I recently watched the movie Anjali, that perfectly captured that sentiment. My mother had watched the movie more than thirty years ago when it was first released, and it had left quite an impression on her. She recommended that I watch it over my break.
Simply put, Anjali is the story of a little girl and her relationship with her family, friends and community, except that Anjali is born with a mental disability. In 1939 Nazi Germany, 50 years prior to the movie’s release, her character would have been deemed unworthy of life and left to starve to death at the hospital.
The movie Anjali held up a mirror to society’s darker impulses, emphasizing the challenges faced by families as they raise their children in a prejudiced society where a child with a disability is seen as a mark of shame rather than a source of joy.
A society where people will carelessly refer to a child as that “pagal ladki” or “mad girl”. A society that will not hesitate to ostracize a child from playing with friends because of misplaced fear of contagion of her disability.
Anjali, released three decades ago held up a mirror to society that unfortunately still holds true today in many ways. Even now, society will not hesitate to label and stigmatize another individual simply because they think, and act in a manner different from everyone else.
What set Anjali apart though was that it also showed what happens when people stop seeing just the label and start seeing the “person” behind the label.
Anjali was always Anjali. Not the girl with a disability or that “pagal ladki” (mad girl). She is not defined by her mental disability. It takes time but the audience along with her family and community learn to see Anjali as an innocent child like any other. We see her go from being known as that girl in her community to being christened as “our lovely Anjali baby”.
The children’s first impression of Anjali was founded out of the sheer ignorance, pop culture of their day and their parents’ hushed gossip about this girl in the neighborhood which permeated into the broader mockery and torment of Anjali as a “pagal ladki”.
However, when Anjali’s brother introduced her to the children as a potential new friend, they took the time to actually see this lovely child, rather than the label of “madness” and stereotypes they had liberally and ignorantly associated with Anjali. Anjali was now their playmate, their friend, and their fellow partner in mischief.

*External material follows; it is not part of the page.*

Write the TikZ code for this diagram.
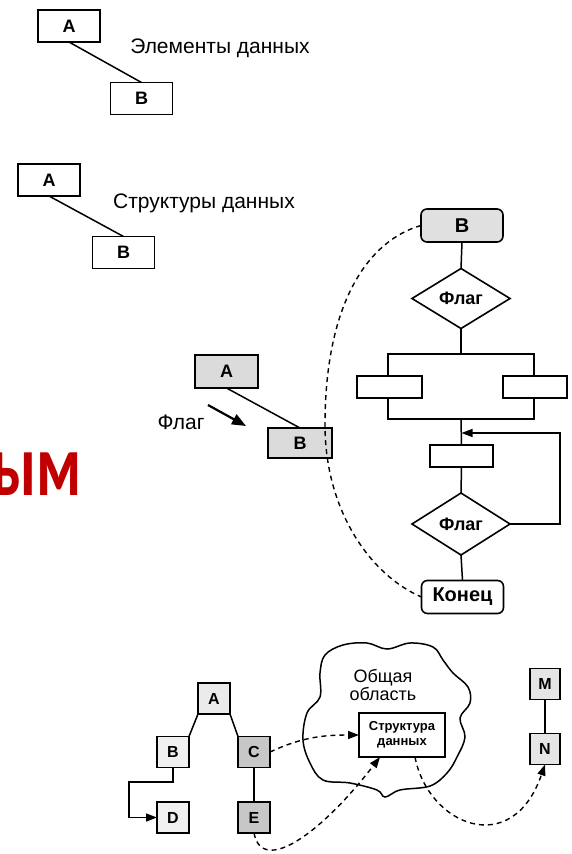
\documentclass[tikz,border=0pt]{standalone}
\usepackage{fontspec}
\setmainfont{Liberation Sans}
\newfontfamily\titlefont{Carlito}
\usetikzlibrary{arrows.meta,shapes.geometric,calc}

\definecolor{titlered}{HTML}{C00000}

\tikzset{
  every node/.style={inner sep=0pt, outer sep=0pt},
  databox/.style={draw, line width=1.6pt, minimum width=62pt, minimum height=32pt,
                  font=\fontsize{18}{20}\selectfont\bfseries},
  caption/.style={font=\fontsize{21}{23}\selectfont},
  flowbox/.style={draw, line width=1.6pt, fill=white},
  roundbox/.style={flowbox, rounded corners=6pt, minimum width=82pt, minimum height=33pt,
                   font=\fontsize{20}{22}\selectfont\bfseries},
  decision/.style={draw, diamond, line width=1.6pt, minimum width=98pt, minimum height=60pt,
                   font=\fontsize{18}{20}\selectfont\bfseries},
  smallbox/.style={draw, line width=1.6pt, minimum width=32pt, minimum height=31pt,
                   font=\fontsize{16}{18}\selectfont\bfseries},
  link/.style={line width=1.5pt},
  dashlink/.style={line width=1.4pt, dash pattern=on 5pt off 4pt},
  tip/.style={-{Triangle[length=11pt,width=8pt]}},
}

\begin{document}
\begin{tikzpicture}[x=1pt, y=-1pt]
\useasboundingbox (0,0) rectangle (571,854);

% ---- data elements ----
\node[databox] (e1a) at (69,26) {A};
\node[databox] (e1b) at (141.5,98.5) {B};
\draw[link] (e1a.south) -- (e1b.north);
\node[caption] (e1t) at (220,48) {Элементы данных};

% ---- data structures ----
\node[databox] (e2a) at (49,180) {A};
\node[databox] (e2b) at (123.5,252.5) {B};
\draw[link] (e2a.south) -- (e2b.north);
\node[caption] (e2t) at (204,203) {Структуры данных};

% ---- title fragment (runs off the left edge) ----
\node[anchor=base east, text=titlered, font=\titlefont\bfseries\fontsize{88}{90}\selectfont]
  (ttl) at (82,495) {\scalebox{0.72}[1]{ым}};

% ---- flag-driven record ----
\node[databox, fill=black!14, minimum width=63pt, minimum height=33pt] (ga) at (226.5,371.5) {A};
\node[databox, fill=black!14, minimum width=64pt, minimum height=30pt] (gb) at (300,443) {B};
\draw[link] (ga.south) -- (gb.north);
\node[caption] (gflag) at (181,422) {Флаг};
\coordinate (gfs) at (208,405);
\coordinate (gfe) at (246,426);
\draw[line width=2.2pt, -{Triangle[length=14pt,width=11pt]}] (gfs) -- (gfe);

% ---- flowchart ----
\node[roundbox, fill=black!12] (fb) at (462,225.5) {B};
\node[decision] (fd1) at (461,298.5) {Флаг};
\node[flowbox, minimum width=146pt, minimum height=65pt] (par) at (461,386.5) {};
\node[flowbox, minimum width=65pt, minimum height=22pt] (pl) at (389.5,387) {};
\node[flowbox, minimum width=64pt, minimum height=22pt] (pr) at (535,387) {};
\node[flowbox, minimum width=63pt, minimum height=22pt] (fbx) at (461.5,456) {};
\node[decision, minimum height=62pt] (fd2) at (461,524) {Флаг};
\node[roundbox] (fend) at (462.5,597) {Конец};
\coordinate (join) at (461.5,433);
\coordinate (loopc) at (560,433);

\draw[link] (fb.south) -- (fd1.north);
\draw[link] (fd1.south) -- (par.north);
\draw[link] (par.south) -- (fbx.north);
\draw[link] (fbx.south) -- (fd2.north);
\draw[link] (fd2.south) -- (fend.north);
\draw[link, tip] (fd2.east) -| (loopc) -- (join);

\draw[dashlink] (fb.west) .. controls (370,240) and (325,300) .. (325,425)
                .. controls (325,510) and (370,575) .. (fend.west);

% ---- shared area ----
\draw[line width=1.5pt] plot[smooth cycle, tension=0.6] coordinates {
  (320,673) (325,655) (343,645) (367,643) (387,649) (410,643) (433,647)
  (443,660) (453,673) (468,687) (470,703) (460,718) (465,737) (457,757)
  (447,773) (430,786) (400,790) (385,797) (377,790) (350,783) (323,780)
  (310,763) (303,740) (307,713) (320,697)};
\node[font=\fontsize{18}{20}\selectfont, align=center] (shared) at (383,685)
  {Общая\\[-2pt]область};
\node[draw, line width=1.6pt, fill=white, minimum width=86pt, minimum height=44pt,
      align=center, font=\fontsize{13}{15}\selectfont\bfseries] (sbox) at (402,735)
  {Структура\\данных};

% ---- tree ----
\node[smallbox, fill=black!8] (ta) at (214,698.5) {A};
\node[smallbox, fill=black!6] (tb) at (173,752) {B};
\node[smallbox, fill=black!22] (tc) at (254,752) {C};
\node[smallbox, fill=black!6] (td) at (173,817.5) {D};
\node[smallbox, fill=black!22] (te) at (254,817.5) {E};
\node[smallbox, fill=black!10, minimum width=30pt] (tm) at (545,684) {M};
\node[smallbox, fill=black!10, minimum width=30pt] (tn) at (545,749) {N};
\coordinate (bturn) at (129,782);

\draw[link] (ta.south west) -- (tb.north east);
\draw[link] (ta.south east) -- (tc.north west);
\draw[link] (tc.south) -- (te.north);
\draw[link] (tm.south) -- (tn.north);
\draw[link, tip] (tb.south) |- (bturn) |- (td.west);

\draw[dashlink, tip] (tc.east) to[out=25, in=180] (sbox.west);
\draw[dashlink, tip] (te.south) .. controls (262,875) and (320,835) .. ([xshift=-22pt]sbox.south);
\draw[dashlink, tip] ([xshift=13pt]sbox.south) .. controls (428,825) and (512,860) .. (tn.south);
\end{tikzpicture}
\end{document}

The children are devastated and mourn her death as that of their dear friend. Over the course of the movie, her community learned to see Anjali as who she was. As Anjali.
Too often, the media chooses to define the entirety of an individual by their mental disability often presenting a distorted and extreme image that only serves to perpetuate prejudice. The individuals is forgotten.
What’s more is that the depiction of mental disability and mental illness for that matter in media can have a profound impact on how society views individuals with mental disability. The Nazis used popular media (radio, newspapers, cinema, literature) to great effect to perpetuate the stigma of disability and illness to carry out their crimes. Cinematic depictions of mental illness have profound and lasting implications in the real world. What we see influences how we think and ultimately how we act.
Anjali reminds us that there is a person behind that label of “mad”, “retarded”, “pagal” – a living breathing human being with their own unique personalities, experiences, joys and pains. Anjali reminds us that 70, 273 is not just another statistic from the Nazi era. That number not only emphasizes the living, breathing individuals, who were deprived of their right to life, but it also describes what the world lost - how we were all robbed of the opportunity to live with, and enjoy the love and uniqueness of so many.